Although your stomach may feel as if it will burst, gastric rupture is extremely rare, notes Dr. William Goldberg, a New York emergency room physician whose book “Why Do Men Have Nipples?” explores the issue. The problem is usually limited to people with major eating disorders; in a study of people who had died with Prader-Willi syndrome, which causes excessive overeating, about 3 percent of the deaths were due to stomach rupture, said Dr. David Stevenson, an assistant professor at the University of Utah.
But while your stomach won’t burst after a big Thanksgiving meal, overeating will make your body work harder.
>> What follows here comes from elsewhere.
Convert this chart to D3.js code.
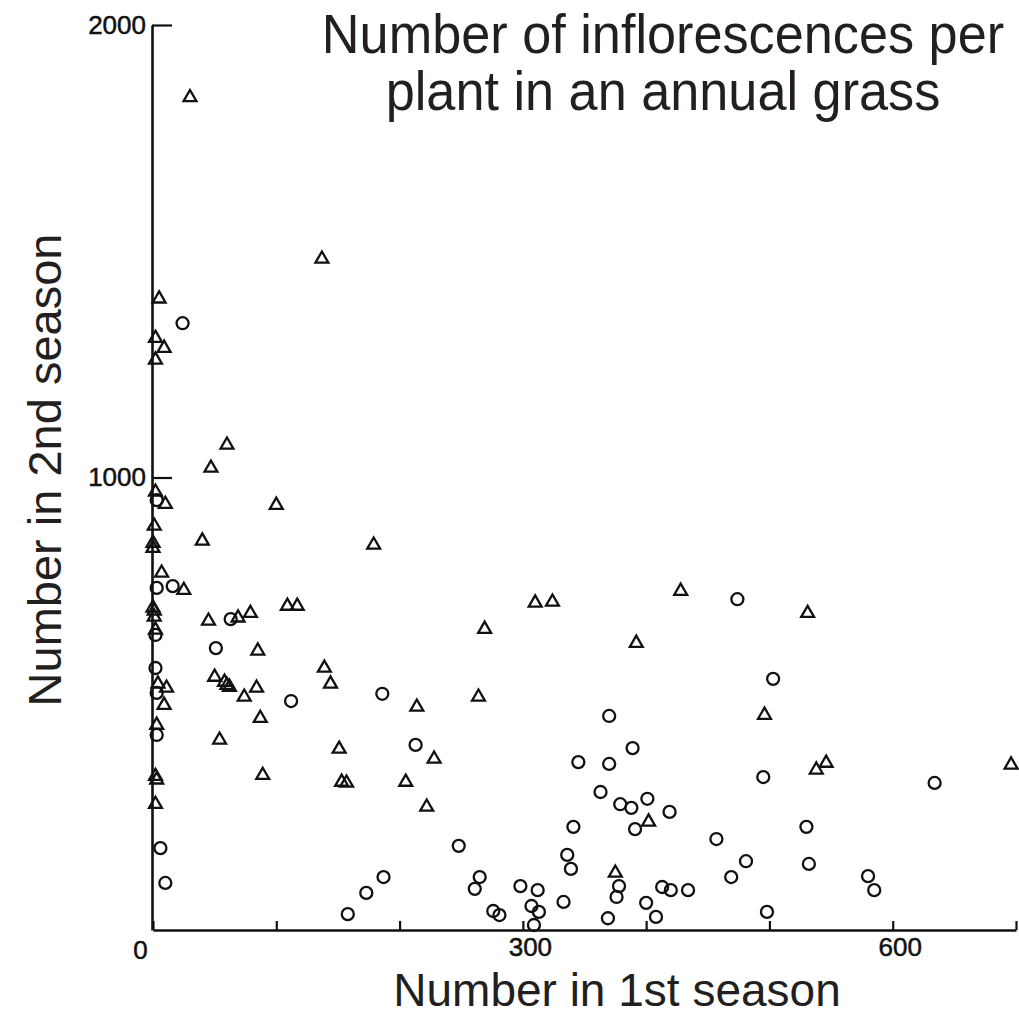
<!DOCTYPE html>
<html>
<head>
<meta charset="utf-8">
<script src="https://cdn.jsdelivr.net/npm/d3@7"></script>
<style>
  html, body { margin: 0; padding: 0; background: #fff; }
  svg { display: block; }
</style>
</head>
<body>
<svg id="chart" width="1019" height="1016"></svg>
<script>
// Inflorescences per plant: [1st season, 2nd season]
const triangles = [
  [30,1840],[137,1483],[5,1395],[2,1308],[9,1286],[2,1260],
  [60,1072],[47,1021],[2,968],[10,941],[100,939],[1,893],[40,860],
  [0,855],[0,844],[179,851],[7,789],[25,751],[109,716],[117,716],
  [45,683],[69,690],[79,700],[0,712],[1,705],[1,692],[2,663],[85,617],
  [50,559],[58,548],[60,541],[62,537],[84,535],[74,515],[4,544],[11,535],
  [9,497],[3,453],[54,420],[87,468],[2,340],[3,332],[89,342],[2,278],
  [139,579],[144,544],[151,400],[153,327],[157,325],[205,327],[214,493],
  [228,378],[222,272],[264,515],[269,665],[310,723],[324,725],[428,749],
  [392,634],[531,700],[496,475],[538,354],[546,369],[696,365],[402,239],
  [375,126]
];
const circles = [
  [24,1341],[3,950],[3,756],[16,760],[2,652],[63,687],[51,623],[2,579],
  [3,524],[3,431],[112,506],[186,522],[213,409],[6,181],[10,104],
  [158,35],[173,82],[187,117],[248,186],[265,117],[261,91],[276,42],
  [281,33],[298,97],[312,88],[307,53],[313,40],[309,11],[336,166],
  [339,135],[333,62],[474,731],[503,555],[370,473],[389,402],[345,371],
  [370,367],[495,338],[363,305],[379,278],[388,270],[401,290],[419,261],
  [391,223],[341,228],[457,201],[530,228],[481,152],[532,146],[469,117],
  [378,97],[376,73],[413,95],[420,88],[434,88],[400,60],[369,26],
  [408,29],[498,40],[634,325],[580,119],[585,88]
];
const xTicks = [0,100,200,300,400,500,600,700];
const xLabelled = [0,300,600];
const yTicks = [1000,2000];
const titleLines = ["Number of inflorescences per", "plant in an annual grass"];
const xTitle = "Number in 1st season";
const yTitle = "Number in 2nd season";

const svg = d3.select("#chart");
const x = d3.scaleLinear().domain([0,700]).range([153,1016]);
const y = d3.scaleLinear().domain([0,2000]).range([930,25]);

const tickFont = "'Liberation Sans', Arial, sans-serif";
const textFont = "'Liberation Sans', Arial, sans-serif";

function styleTickText(sel) {
  sel.attr("font-family", tickFont).attr("font-size", 26)
    .attr("fill", "#111").attr("stroke", "#111").attr("stroke-width", 0.5);
}

// x axis, ticks pointing up into the plot
const gx = svg.append("g")
  .attr("transform", `translate(0,${y(0)})`)
  .call(d3.axisBottom(x)
    .tickValues(xTicks)
    .tickSizeInner(-9)
    .tickSizeOuter(0)
    .tickPadding(8)
    .tickFormat(d => xLabelled.includes(d) ? String(d) : ""));
gx.select(".domain").attr("stroke", "#111").attr("stroke-width", 2.6);
gx.selectAll(".tick line").attr("stroke", "#111").attr("stroke-width", 2.2);
gx.selectAll(".tick text")
  .call(styleTickText)
  .attr("dx", d => d === 0 ? -13 : 7)
  .attr("dy", d => d === 0 ? "0.8em" : "0.71em");

// y axis, ticks pointing right into the plot
const gy = svg.append("g")
  .attr("transform", `translate(${x(0) - 1},0)`)
  .call(d3.axisLeft(y)
    .tickValues(yTicks)
    .tickSizeInner(-20)
    .tickSizeOuter(0)
    .tickPadding(6)
    .tickFormat(d3.format("d")));
gy.select(".domain").attr("stroke", "#111").attr("stroke-width", 2.6);
gy.selectAll(".tick line").attr("stroke", "#111").attr("stroke-width", 2.2);
gy.selectAll(".tick text").call(styleTickText);

// data marks
const plot = svg.append("g")
  .attr("fill", "none").attr("stroke", "#111").attr("stroke-width", 2.3);

plot.selectAll("path.tri")
  .data(triangles)
  .join("path")
  .attr("class", "tri")
  .attr("d", d3.symbol().type(d3.symbolTriangle).size(72))
  .attr("transform", d => `translate(${x(d[0])},${y(d[1])})`);

plot.selectAll("circle")
  .data(circles)
  .join("circle")
  .attr("cx", d => x(d[0]))
  .attr("cy", d => y(d[1]))
  .attr("r", 6);

// titles (slightly condensed face)
const title = svg.append("g").attr("transform", "translate(663,0) scale(0.95,1)");
title.selectAll("text")
  .data(titleLines)
  .join("text")
  .attr("x", 0)
  .attr("y", (d, i) => 53 + i * 57)
  .attr("text-anchor", "middle")
  .attr("font-family", textFont).attr("font-size", 55).attr("fill", "#231f20")
  .text(d => d);

svg.append("text")
  .attr("x", 617).attr("y", 1006)
  .attr("text-anchor", "middle")
  .attr("font-family", textFont).attr("font-size", 46).attr("fill", "#231f20")
  .text(xTitle);

svg.append("text")
  .attr("transform", "translate(61,470) rotate(-90)")
  .attr("text-anchor", "middle")
  .attr("font-family", textFont).attr("font-size", 47).attr("fill", "#231f20")
  .text(yTitle);
</script>
</body>
</html>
The extra digestive workload demanded by a food binge requires the heart to pump more blood to the stomach and intestines. Heavy consumption of fatty foods can also lead to changes that cause blood to clot more easily, said Dr. Francisco Lopez-Jimenez, a researcher at the Mayo Clinic College of Medicine.
As a result, heart attack risk appears to surge. Dr. Lopez-Jimenez led one study of 2,000 people that showed a fourfold increase in heart attack risk in the two hours after eating a big meal. Israeli researchers reported a sevenfold risk. “Someone who eats three times the normal calories of a regular meal will have an extra workload for the stomach and intestines and therefore the heart,” Dr. Lopez-Jimenez said.
Dr. Goldberg says the digestive workout may also explain the “food coma” many people experience after a big meal. Although popular wisdom holds that Thanksgiving drowsiness is caused by tryptophan, an amino acid found in turkey, Dr. Goldberg notes that the amount isn’t significant enough to affect most people.
For most people, food fatigue just brings on the need for a nap, but for travelers it is also a safety risk. “A lot of families as soon as they are done eating say, ‘Let’s get back on the road,’” said Dr. Carol Ash, the medical director of Sleep for Life, a sleep disorders program in Hillsborough, N.J. Dr. Ash notes that food fatigue, along with holiday alcohol consumption, the monotony of driving and a natural circadian dip late in the day all make for a lethal combination behind the wheel.
As the stomach releases food into the intestines, the gallbladder begins to squeeze out bile to help with fat digestion. Like the rest of the body, it has to work harder after a big meal — a frequent cause of gallstone attacks, which occur when clusters of solid material get stuck in the narrow duct that connects the organ to the intestine. These attacks are seldom fatal, but the pain mimics a heart attack and can be excruciating. Many people don’t know they have gallstones until an attack occurs.
Large meals increase the risk for flatulence, because bits of undigested food slip into the colon and begin to ferment. And people with existing health problems that require special diets have to be careful about their intake of salt, fat and calories at Thanksgiving.
Simple strategies can help minimize the gluttony. Keep the serving dishes in the kitchen, so you won’t take extra helpings mindlessly. Use smaller serving spoons and plates. In one study, Brian Wansink, a researcher at Cornell University, found that the bigger the bowl and serving spoon, the more ice cream people tended to eat.
Stick to foods that require utensils — we eat finger foods faster than those that require a fork.
Finally, contribute to the dinnertime conversation. The more you talk, the less you’ll eat.